Auto ‘green’, rischio lavoro per 600mila

CASERTA (Ernesto di Girolamo) – Con 340 voti favorevoli, 279 voti contrari e 21 astensioni, i deputati europei hanno approvato l’accordo raggiunto con il Consiglio sugli obblighi di riduzione delle emissioni di CO2 per nuove auto e nuovi furgoni, in linea con gli ambiziosi obiettivi climatici dell’UE. La legislazione approvata prevede l’obbligo per nuove autovetture e nuovi veicoli commerciali leggeri di non produrre alcuna emissione di CO2 dal 2035. L’obiettivo è quello di ridurre del 100% le emissioni di questi tipi di veicoli rispetto al 2021. Gli obiettivi intermedi di riduzione delle emissioni per il 2030 sono stati fissati al 55% per le autovetture e al 50% per i furgoni.

La svolta tra 12 anni

Tra soli 12 anni, si potranno acquistare dunque solo auto elettriche.

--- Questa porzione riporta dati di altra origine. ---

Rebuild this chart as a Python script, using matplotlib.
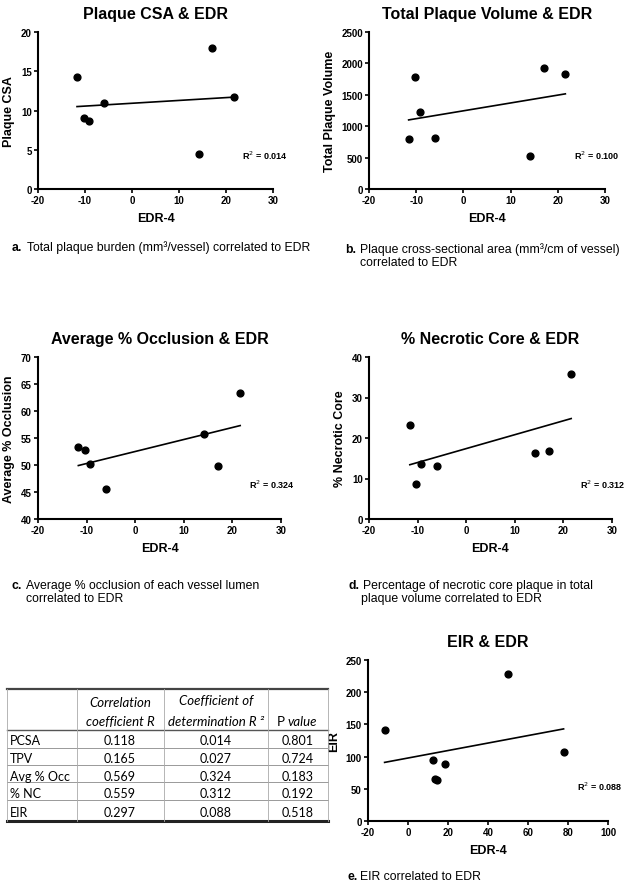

È passato l’emendamento proposto dal Ppe, e appoggiato dagli eurodeputati italiani, che concede una deroga per chi produce poche vetture come i marchi italiani Ferrari e Lamborghini. Il settore dell’industria dell’automobile dovrà profondamente riconvertirsi ed è inutile sottolineare che al momento è del tutto impreparato a farlo. Non a caso, perfino Thierry Breton, commissario al Mercato interno, ha ammesso che “gli impatti distributivi sull’intero ecosistema saranno enormi. Il passaggio alle auto elettriche potrebbe significare centinaia di migliaia di posti di lavoro distrutti lungo la filiera: per l’Ue, circa 600 mila”.

Il mercato cinese

Ma la stima è ottimistica se si considera che da qui al 2035 una larga fetta del mercato europeo potrebbe essere già in mano alla Cina, molto più avanti delle case automobilistiche europee sulle vetture elettriche. In un momento in cui l’Europa ha capito a proprie spese quanto è pericoloso dipendere da un solo paese per il proprio fabbisogno – è il caso della Russia per il gas e il petrolio – come può non considerare i rischi geopolitici di passare dalla padella russa alla brace cinese? Oltre al voto sulle auto elettriche, a Strasburgo è successo molto altro. Nonostante un accordo politico trovato in commissione Ambiente (Envi), per un pugno di voti i parlamentari hanno bocciato la riforma del sistema Ets, affossando così anche l’introduzione del Cbam e la creazione del Fondo sociale per il clima.

Il paradosso

È curioso che a bloccare tutto siano stati, insieme, gli ambientalisti più accaniti (considerandola troppo poco ambiziosa) e i critici più feroci della transizione green (considerandola troppo costosa). Il sistema Ets, il principale strumento per abbattere le emissioni di CO2 su territorio europeo, obbliga le aziende che rilasciano nell’atmosfera agenti inquinanti ad acquistare permessi per farlo. Ogni quota equivale a una tonnellata di CO2 e le aziende interessate, circa 11 mila al momento, possono comprare le quote sui mercati finanziari o da altre aziende. Lo scopo del sistema Ets è mantenere i prezzi dei “carbon credit” così alti da costringere le aziende a trovare soluzioni produttive più green per risparmiare. L’Ue mette progressivamente sul mercato un numero sempre inferiore di quote, ma finora ha protetto il proprio sistema industriale dai competitor – soprattutto Stati Uniti e Cina – rilasciando anche quote gratuite ai settori più a rischio come quello dell’acciaio.